Only if you fight the fish wrong. If it is a well built reel then it should hold up fine. Most of the time i run balls to the wall full lockdown on all big reels to get them in quick for a clean release


----------



## NC KingFisher (Nov 20, 2011)

dchfm123 said:


> or get a daiwa 50 and enjoy your 30 yard casts.

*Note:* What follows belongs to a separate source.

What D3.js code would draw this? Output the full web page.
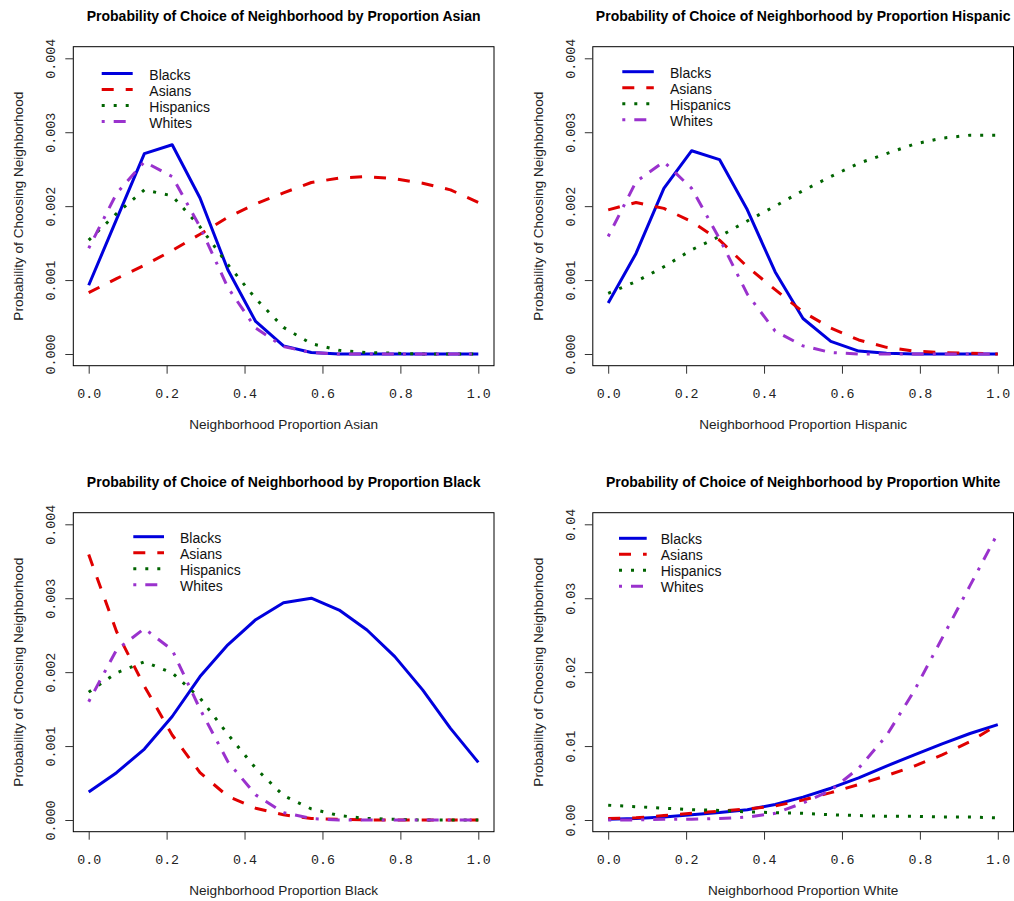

Who pissed in yorr cornflakes and gave you a 5ft rod for your daiwa? Thats how far i can sling my 4/0w with a 2lb blue and a 8oz weight on a 6'6" rod


----------



## robert63 (Jul 22, 2013)

We'll the reel I have is a okuma solterra 15 cs graphite frame with aluminum reinforcing side plates open top for casting 6.0.1 gear ratio magnetic casting control 15 lbs at stri22lbs at full stainless steel wishbone clicker 5 ball bearing alluminum spool dual anti reverse 310 yards of 30 lb line idk how well built that is to people I'm new to lever drag reels and at 105 bucks New ain't bad in my oppinion I seen Jeremy wade pull in a 300 lb sturgeon with this exact reel at strike but was rippin line fast also as getting spooled but he still got it in


----------



## dchfm123 (Jun 11, 2011)

NC KingFisher said:


> Who pissed in yorr cornflakes and gave you a 5ft rod for your daiwa? Thats how far i can sling my 4/0w with a 2lb blue and a 8oz weight on a 6'6" rod


Ok so I didn't give you enough credit, but we are not all fishing of off elevated piers either. I will give you 45 yards.


----------



## NC KingFisher (Nov 20, 2011)

dchfm123 said:


> Ok so I didn't give you enough credit, but we are not all fishing of off elevated piers either. I will give you 45 yards.


One day I hope we can fish together of the beach


----------